begin Material provided

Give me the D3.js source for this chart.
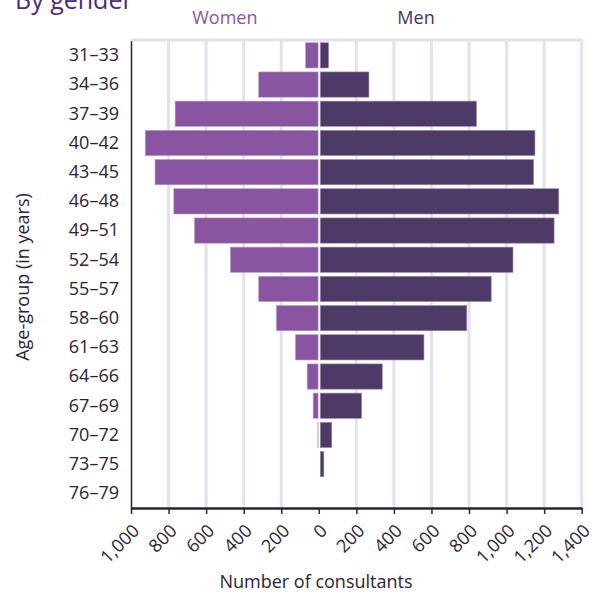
<!DOCTYPE html>
<html lang="en">
<head>
<meta charset="UTF-8">
<title>By gender</title>
<script src="https://d3js.org/d3.v7.min.js"></script>
<style>
    body { margin: 0; background: #fff; }
    svg { display: block; font-family: "Open Sans", sans-serif; }
    .tick text { fill: #2b2238; }
</style>
</head>
<body>
<svg width="601" height="594"></svg>
<script>
    const ageGroups = ["31–33", "34–36", "37–39", "40–42", "43–45", "46–48", "49–51", "52–54",
                       "55–57", "58–60", "61–63", "64–66", "67–69", "70–72", "73–75", "76–79"];
    const women = [70, 320, 765, 924, 872, 772, 662, 471, 320, 226, 124, 62, 30, 5, 0, 0];
    const men = [52, 267, 840, 1151, 1144, 1278, 1253, 1034, 918, 788, 560, 338, 228, 69, 27, 4];
    const xTicks = [-1000, -800, -600, -400, -200, 0, 200, 400, 600, 800, 1000, 1200, 1400];

    const data = ageGroups.map((g, i) => ({ group: g, women: women[i], men: men[i] }));

    const svg = d3.select("svg");
    const plot = { left: 131, right: 581.7, top: 40.7, bottom: 508 };

    const x = d3.scaleLinear().domain([-1000, 1400]).range([plot.left, plot.right]);
    const y = d3.scaleBand().domain(ageGroups).range([plot.top, plot.bottom]).paddingInner(0.135).paddingOuter(0.07);

    // title (clipped at top)
    svg.append("text")
        .attr("x", 15).attr("y", 9)
        .attr("font-size", 25)
        .attr("fill", "#4b2a7d")
        .text("By gender");

    // gridlines
    svg.append("g").selectAll("line")
        .data(xTicks.filter(d => d !== 0 && d !== -1000))
        .enter().append("line")
        .attr("x1", d => x(d)).attr("x2", d => x(d))
        .attr("y1", 39).attr("y2", plot.bottom)
        .attr("stroke", "#e7dfee")
        .attr("stroke-width", 3);

    svg.append("line")
        .attr("x1", plot.left).attr("x2", plot.right + 1.5)
        .attr("y1", 40).attr("y2", 40)
        .attr("stroke", "#e7dfee")
        .attr("stroke-width", 3);

    // bars
    svg.append("g").selectAll("rect")
        .data(data)
        .enter().append("rect")
        .attr("x", d => x(-d.women))
        .attr("y", d => y(d.group))
        .attr("width", d => Math.max(0, x(0) - x(-d.women) - 0.7))
        .attr("height", y.bandwidth())
        .attr("fill", "#8a55a0")
        .attr("stroke", "#b89cc6")
        .attr("stroke-width", 0.6);

    svg.append("g").selectAll("rect")
        .data(data)
        .enter().append("rect")
        .attr("x", x(0) + 1.5)
        .attr("y", d => y(d.group))
        .attr("width", d => Math.max(0, x(d.men) - x(0) - 1.5))
        .attr("height", y.bandwidth())
        .attr("fill", "#4d3a66")
        .attr("stroke", "#9c8bb0")
        .attr("stroke-width", 0.6);

    // y axis
    const yAxis = svg.append("g")
        .attr("transform", `translate(${plot.left},0)`)
        .call(d3.axisLeft(y).tickSize(0).tickPadding(12));
    yAxis.select(".domain").attr("stroke", "#2b2238").attr("stroke-width", 1.5);
    yAxis.selectAll("text").attr("font-size", 18).attr("font-family", "Open Sans");

    // x axis
    const xAxis = svg.append("g")
        .attr("transform", `translate(0,${plot.bottom})`)
        .call(d3.axisBottom(x).tickValues(xTicks).tickSize(6).tickSizeOuter(0)
            .tickFormat(d => d3.format(",")(Math.abs(d))));
    xAxis.select(".domain").attr("stroke", "#2b2238").attr("stroke-width", 2.5);
    xAxis.selectAll(".tick line").attr("stroke", "#2b2238").attr("stroke-width", 1.5);
    xAxis.selectAll("text")
        .attr("font-size", 18)
        .attr("font-family", "Open Sans")
        .attr("text-anchor", "end")
        .attr("y", 0).attr("dy", 0)
        .attr("transform", "translate(9,24) rotate(-45)");

    // series labels
    svg.append("text")
        .attr("x", (x(-1000) + x(0)) / 2).attr("y", 24)
        .attr("text-anchor", "middle")
        .attr("font-size", 18)
        .attr("fill", "#8a55a0")
        .text("Women");

    svg.append("text")
        .attr("x", 416).attr("y", 24)
        .attr("text-anchor", "middle")
        .attr("font-size", 18)
        .attr("fill", "#4a2e6e")
        .text("Men");

    // axis titles
    svg.append("text")
        .attr("x", 316).attr("y", 588)
        .attr("text-anchor", "middle")
        .attr("font-size", 18)
        .attr("fill", "#2b2238")
        .text("Number of consultants");

    svg.append("text")
        .attr("transform", "translate(29,277) rotate(-90)")
        .attr("text-anchor", "middle")
        .attr("font-size", 18)
        .attr("fill", "#2b2238")
        .text("Age-group (in years)");
</script>
</body>
</html>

end Material provided

* _Work required_: Extract all the data above exactly, excluding every picture.

* _Solution for this task_:
Give me the D3.js source for this chart.
<!DOCTYPE html>
<html lang="en">
<head>
<meta charset="UTF-8">
<title>By gender</title>
<script src="https://d3js.org/d3.v7.min.js"></script>
<style>
    body { margin: 0; background: #fff; }
    svg { display: block; font-family: "Open Sans", sans-serif; }
    .tick text { fill: #2b2238; }
</style>
</head>
<body>
<svg width="601" height="594"></svg>
<script>
    const ageGroups = ["31–33", "34–36", "37–39", "40–42", "43–45", "46–48", "49–51", "52–54",
                       "55–57", "58–60", "61–63", "64–66", "67–69", "70–72", "73–75", "76–79"];
    const women = [70, 320, 765, 924, 872, 772, 662, 471, 320, 226, 124, 62, 30, 5, 0, 0];
    const men = [52, 267, 840, 1151, 1144, 1278, 1253, 1034, 918, 788, 560, 338, 228, 69, 27, 4];
    const xTicks = [-1000, -800, -600, -400, -200, 0, 200, 400, 600, 800, 1000, 1200, 1400];

    const data = ageGroups.map((g, i) => ({ group: g, women: women[i], men: men[i] }));

    const svg = d3.select("svg");
    const plot = { left: 131, right: 581.7, top: 40.7, bottom: 508 };

    const x = d3.scaleLinear().domain([-1000, 1400]).range([plot.left, plot.right]);
    const y = d3.scaleBand().domain(ageGroups).range([plot.top, plot.bottom]).paddingInner(0.135).paddingOuter(0.07);

    // title (clipped at top)
    svg.append("text")
        .attr("x", 15).attr("y", 9)
        .attr("font-size", 25)
        .attr("fill", "#4b2a7d")
        .text("By gender");

    // gridlines
    svg.append("g").selectAll("line")
        .data(xTicks.filter(d => d !== 0 && d !== -1000))
        .enter().append("line")
        .attr("x1", d => x(d)).attr("x2", d => x(d))
        .attr("y1", 39).attr("y2", plot.bottom)
        .attr("stroke", "#e7dfee")
        .attr("stroke-width", 3);

    svg.append("line")
        .attr("x1", plot.left).attr("x2", plot.right + 1.5)
        .attr("y1", 40).attr("y2", 40)
        .attr("stroke", "#e7dfee")
        .attr("stroke-width", 3);

    // bars
    svg.append("g").selectAll("rect")
        .data(data)
        .enter().append("rect")
        .attr("x", d => x(-d.women))
        .attr("y", d => y(d.group))
        .attr("width", d => Math.max(0, x(0) - x(-d.women) - 0.7))
        .attr("height", y.bandwidth())
        .attr("fill", "#8a55a0")
        .attr("stroke", "#b89cc6")
        .attr("stroke-width", 0.6);

    svg.append("g").selectAll("rect")
        .data(data)
        .enter().append("rect")
        .attr("x", x(0) + 1.5)
        .attr("y", d => y(d.group))
        .attr("width", d => Math.max(0, x(d.men) - x(0) - 1.5))
        .attr("height", y.bandwidth())
        .attr("fill", "#4d3a66")
        .attr("stroke", "#9c8bb0")
        .attr("stroke-width", 0.6);

    // y axis
    const yAxis = svg.append("g")
        .attr("transform", `translate(${plot.left},0)`)
        .call(d3.axisLeft(y).tickSize(0).tickPadding(12));
    yAxis.select(".domain").attr("stroke", "#2b2238").attr("stroke-width", 1.5);
    yAxis.selectAll("text").attr("font-size", 18).attr("font-family", "Open Sans");

    // x axis
    const xAxis = svg.append("g")
        .attr("transform", `translate(0,${plot.bottom})`)
        .call(d3.axisBottom(x).tickValues(xTicks).tickSize(6).tickSizeOuter(0)
            .tickFormat(d => d3.format(",")(Math.abs(d))));
    xAxis.select(".domain").attr("stroke", "#2b2238").attr("stroke-width", 2.5);
    xAxis.selectAll(".tick line").attr("stroke", "#2b2238").attr("stroke-width", 1.5);
    xAxis.selectAll("text")
        .attr("font-size", 18)
        .attr("font-family", "Open Sans")
        .attr("text-anchor", "end")
        .attr("y", 0).attr("dy", 0)
        .attr("transform", "translate(9,24) rotate(-45)");

    // series labels
    svg.append("text")
        .attr("x", (x(-1000) + x(0)) / 2).attr("y", 24)
        .attr("text-anchor", "middle")
        .attr("font-size", 18)
        .attr("fill", "#8a55a0")
        .text("Women");

    svg.append("text")
        .attr("x", 416).attr("y", 24)
        .attr("text-anchor", "middle")
        .attr("font-size", 18)
        .attr("fill", "#4a2e6e")
        .text("Men");

    // axis titles
    svg.append("text")
        .attr("x", 316).attr("y", 588)
        .attr("text-anchor", "middle")
        .attr("font-size", 18)
        .attr("fill", "#2b2238")
        .text("Number of consultants");

    svg.append("text")
        .attr("transform", "translate(29,277) rotate(-90)")
        .attr("text-anchor", "middle")
        .attr("font-size", 18)
        .attr("fill", "#2b2238")
        .text("Age-group (in years)");
</script>
</body>
</html>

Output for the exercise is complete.